Mummy Laid an Egg
- Author: Babette Cole
- Language: English
- Publisher: Red Fox
- Publication date: 1994
- Publication place: United Kingdom
- Pages: 40
- ISBN: 0-09-929911-9
- OCLC: 028748362

= Mummy Laid an Egg =

Book by Babette Cole

Mummy Laid an Egg: or, Where do Babies Come From? is a children's book by English author Babette Cole. It was published in 1994 and won the British Book Awards Children's Book of the Year in that year.
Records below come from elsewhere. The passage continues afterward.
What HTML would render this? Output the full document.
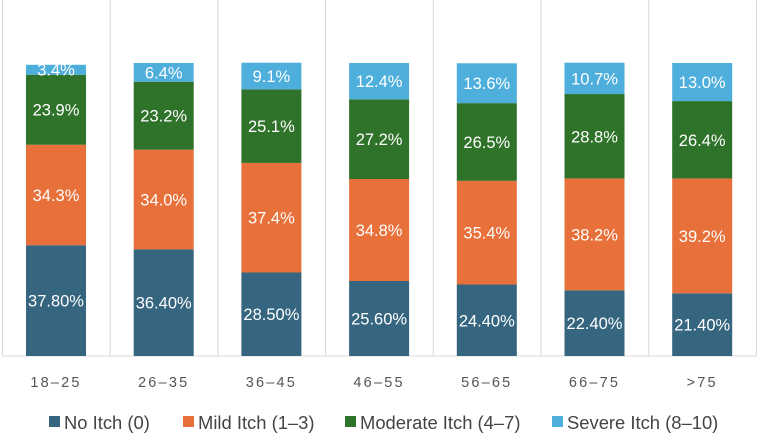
<!DOCTYPE html>
<html><head><meta charset="utf-8"><style>
body{margin:0;background:#fff;font-family:"Liberation Sans",sans-serif}
</style></head><body>
<svg id="c" width="759" height="437" xmlns="http://www.w3.org/2000/svg"></svg>
<script>
const categories=["18–25","26–35","36–45","46–55","56–65","66–75",">75"];
const noItch=[37.8,36.4,28.5,25.6,24.4,22.4,21.4];
const mildItch=[34.3,34.0,37.4,34.8,35.4,38.2,39.2];
const moderateItch=[23.9,23.2,25.1,27.2,26.5,28.8,26.4];
const severeItch=[3.4,6.4,9.1,12.4,13.6,10.7,13.0];
const noLabels=["37.80%","36.40%","28.50%","25.60%","24.40%","22.40%","21.40%"];
const seriesNames=["No Itch (0)","Mild Itch (1–3)","Moderate Itch (4–7)","Severe Itch (8–10)"];
const colors=["#35657f","#e8703a","#2f7229","#4fafdc"];
const NS="http://www.w3.org/2000/svg";
const svg=document.getElementById('c');
const x0=2.5,cw=107.7,bw=60,y0=356,k=2.93;
const xs=i=>x0+cw*i;
const ys=v=>y0-v*k;
function el(t,a,p){const e=document.createElementNS(NS,t);for(const q in a)e.setAttribute(q,a[q]);(p||svg).appendChild(e);return e;}
for(let i=0;i<=categories.length;i++){
  const g=el('line',{x1:xs(i),x2:xs(i),y1:0,y2:y0,stroke:'#d9d9d9','stroke-width':1});
  
  
}
const ax=el('line',{x1:xs(0),x2:xs(categories.length),y1:y0,y2:y0,stroke:'#d9d9d9'});


const series=[noItch,mildItch,moderateItch,severeItch];
const keys=["no-itch","mild-itch","moderate-itch","severe-itch"];
categories.forEach((c,i)=>{
  let cum=0;const bx=xs(i)+23.5;
  series.forEach((s,j)=>{
    const v=s[i];const yt=ys(cum+v),yb=ys(cum);
    const r=el('rect',{x:bx,y:yt,width:bw,height:yb-yt,fill:colors[j]});
    
    
    const t=el('text',{x:bx+bw/2,y:(yt+yb)/2+6,'text-anchor':'middle',fill:'#fff','font-size':16.5});
    t.textContent=j==0?noLabels[i]:v.toFixed(1)+'%';
    
    
    cum+=v;
  });
  const l=el('text',{x:bx+bw/2,y:387,'text-anchor':'middle',fill:'#555','font-size':14.5,'letter-spacing':'2.2'});
  l.textContent=c;
  
  
});
const lx=[49,183,345,552];
seriesNames.forEach((n,j)=>{
  const g=el('g',{});
  
  
  el('rect',{x:lx[j],y:416,width:11,height:11,fill:colors[j]},g);
  const t=el('text',{x:lx[j]+15,y:429,fill:'#444','font-size':18.4},g);
  t.textContent=n;
});
</script>
</body></html>
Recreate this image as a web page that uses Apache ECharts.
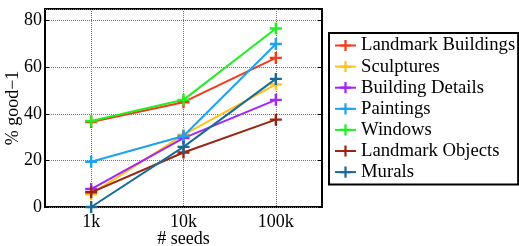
<!DOCTYPE html>
<html><head><meta charset="utf-8">
<script src="https://cdn.jsdelivr.net/npm/echarts@6/dist/echarts.min.js"></script>
<style>html,body{margin:0;padding:0;background:#fff}#c{width:519px;height:246px}</style>
</head><body><div id="c"></div>
<script>
const categories = ['1k', '10k', '100k'];
const seriesNames = ['Landmark Buildings', 'Sculptures', 'Building Details', 'Paintings', 'Windows', 'Landmark Objects', 'Murals'];
const landmarkBuildings = [36.5, 45, 64];
const sculptures = [5.5, 31, 52.6];
const buildingDetails = [7.7, 29.6, 46];
const paintings = [19.4, 30.5, 70];
const windows = [36.9, 46, 76.6];
const landmarkObjects = [6.3, 23.4, 37.5];
const murals = [0, 25.8, 55];
const seriesValues = [landmarkBuildings, sculptures, buildingDetails, paintings, windows, landmarkObjects, murals];
const colors = ['#f43a1c', '#ffc21a', '#a425f5', '#1ea1ee', '#22ee22', '#9b2410', '#1a6a98'];

const FONT = 'Liberation Serif';
const plus = 'path://M4,0H6V4H10V6H6V10H4V6H0V4H4Z';
const chart = echarts.init(document.getElementById('c'));
chart.setOption({
  animation: false,
  grid: {left: 45, right: 197, top: 9, bottom: 39, show: true, borderColor: '#000', borderWidth: 2, backgroundColor: 'transparent', outerBoundsMode: 'none', containLabel: false},
  legend: {
    orient: 'vertical', left: 329, top: 33,
    padding: [3, 3, 3, 5], itemGap: 2.1, itemWidth: 21, itemHeight: 14,
    borderColor: '#000', borderWidth: 2,
    textStyle: {fontFamily: FONT, fontSize: 18.7, color: '#000'},
    data: seriesNames
  },
  xAxis: [{
    type: 'category', data: categories, boundaryGap: true,
    axisLine: {show: false},
    axisTick: {inside: true, alignWithLabel: true, length: 4, lineStyle: {color: '#000'}},
    axisLabel: {fontFamily: FONT, fontSize: 18, color: '#000', margin: 6},
    splitLine: {show: true, alignWithLabel: true, lineStyle: {color: '#777', type: 'dotted', width: 1}},
    name: '# seeds', nameLocation: 'middle', nameGap: 23, nameMoveOverlap: false,
    nameTextStyle: {fontFamily: FONT, fontSize: 18, color: '#000'}
  }, {
    type: 'category', data: categories, boundaryGap: true, position: 'top',
    axisLine: {show: false},
    axisTick: {inside: true, alignWithLabel: true, length: 4, lineStyle: {color: '#000'}},
    axisLabel: {show: false}, splitLine: {show: false}
  }],
  yAxis: [{
    type: 'value', min: 0, max: 85, interval: 20,
    axisLine: {show: false},
    axisTick: {show: true, inside: true, length: 4, lineStyle: {color: '#000'}},
    axisLabel: {fontFamily: FONT, fontSize: 18, color: '#000', margin: 3, showMaxLabel: false},
    splitLine: {show: true, lineStyle: {color: '#777', type: 'dotted', width: 1}},
    name: '% good\u22121', nameLocation: 'middle', nameGap: 23, nameRotate: 90, nameMoveOverlap: false,
    nameTextStyle: {fontFamily: FONT, fontSize: 18, color: '#000'}
  }, {
    type: 'value', min: 0, max: 85, interval: 20, position: 'right',
    axisLine: {show: false},
    axisTick: {show: true, inside: true, length: 4, lineStyle: {color: '#000'}},
    axisLabel: {show: false}, splitLine: {show: false}
  }],
  series: seriesNames.map((n, i) => ({
    name: n, type: 'line', data: seriesValues[i],
    xAxisIndex: 0, yAxisIndex: 0,
    symbol: plus, symbolSize: 12, showAllSymbol: true,
    lineStyle: {color: colors[i], width: 2},
    itemStyle: {color: colors[i]},
    z: 2 + i * 0.01
  }))
});
</script></body></html>
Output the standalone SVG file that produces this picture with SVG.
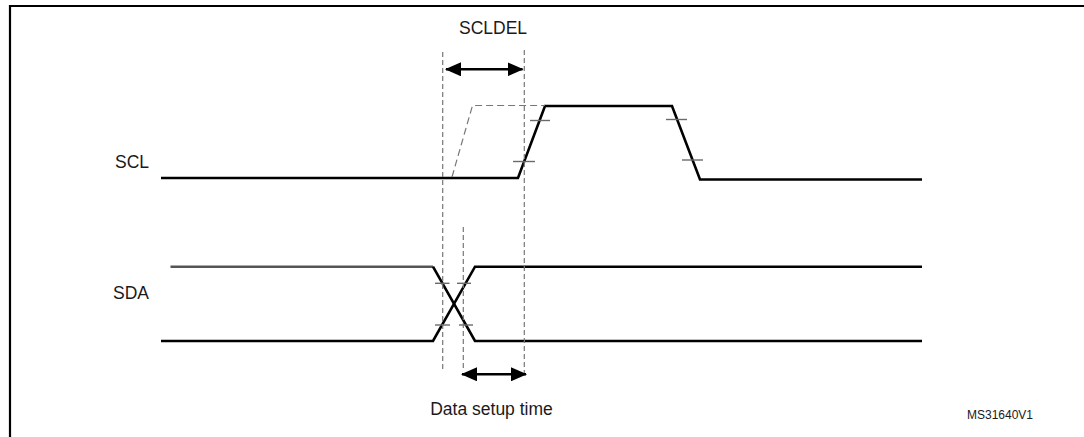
<svg xmlns="http://www.w3.org/2000/svg" width="1084" height="437" viewBox="0 0 1084 437">
<defs>
<marker id="ah" viewBox="0 0 16 14" refX="15" refY="7" markerWidth="16" markerHeight="14" markerUnits="userSpaceOnUse" orient="auto-start-reverse">
<path d="M0,0 L16,7 L0,14 Z" fill="#000"/>
</marker>
<style>
.lbl{font-family:"Liberation Sans",Arial,sans-serif;fill:#1a1a1a;font-size:17.5px}
.sig{fill:none;stroke:#000;stroke-width:2.6;stroke-linejoin:miter}
.tick{stroke:#6a6a6a;stroke-width:1.4}
.vd{stroke:#777;stroke-width:1.2;stroke-dasharray:5,3;fill:none}
.arr{stroke:#000;stroke-width:2.4;fill:none}
</style>
</defs>
<rect width="1084" height="437" fill="#fff"/>
<path d="M10,437 V6 H1084" fill="none" stroke="#000" stroke-width="2.2"/>

<g id="labels">
<text class="lbl" x="115" y="168">SCL</text>
<text class="lbl" x="113" y="299">SDA</text>
<text class="lbl" x="493" y="34" text-anchor="middle">SCLDEL</text>
<text class="lbl" x="491.5" y="415" text-anchor="middle">Data setup time</text>
<text class="lbl" x="967" y="419" style="font-size:12px">MS31640V1</text>
</g>

<g id="scl">
<path class="sig" d="M161,178 H518 L545,106 H672 L700,179.5 H922"/>
<path d="M452,177 L472.5,105.5 H545" fill="none" stroke="#777" stroke-width="1.2" stroke-dasharray="7,4"/>
<line class="tick" x1="530" y1="120.5" x2="550" y2="120.5"/>
<line class="tick" x1="513" y1="161.5" x2="535" y2="161.5"/>
<line class="tick" x1="666" y1="119.5" x2="687" y2="119.5"/>
<line class="tick" x1="682" y1="160" x2="703" y2="160"/>
</g>

<g id="sda">
<path d="M170.5,266.7 H433" fill="none" stroke="#555" stroke-width="2.6"/>
<path class="sig" d="M433,266.7 L475,341 H922"/>
<path class="sig" d="M161,341 H433 L475,266.7 H922"/>
<line class="tick" x1="435" y1="283.3" x2="449.5" y2="283.3"/>
<line class="tick" x1="457" y1="283.3" x2="471" y2="283.3"/>
<line class="tick" x1="435" y1="325" x2="450" y2="325"/>
<line class="tick" x1="459" y1="325" x2="473" y2="325"/>
</g>

<g id="connectors">
<line class="vd" x1="442.7" y1="52" x2="442.7" y2="370"/>
<line class="vd" x1="463.3" y1="227" x2="463.3" y2="368"/>
<line class="vd" x1="524.3" y1="50" x2="524.3" y2="376"/>
<line class="arr" x1="446" y1="69.3" x2="522.5" y2="69.3" marker-start="url(#ah)" marker-end="url(#ah)"/>
<line class="arr" x1="462" y1="374.3" x2="526" y2="374.3" marker-start="url(#ah)" marker-end="url(#ah)"/>
</g>
</svg>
It has also been published as Mommy Laid an Egg in the United States. Under that title it was listed as number 82 in the American Library Association's "100 Most Frequently Challenged Books of 1990-2000".

==Plot introduction==
The book is a sex education book for young children, and Publishers Weeklys reviewer said that Cole "unleashes her endearingly loony sense of humor on the subject of the birds and the bees, and the result is, as expected, hilarious." In the book a couple of parents attempt to explain the facts of life to their two children, who respond to their apparently ignorant parents by explaining matters to them, with stick-figure illustrations.

==Translations==
Translations into Welsh (Wy Mam! (Mummy Laid an Egg!)), Spanish (Mama Puso Un Huevo!: O Como Se Hacen Los Ninos) and Greek (Η μαμά γέννησε ένα αυγό!) have also been published.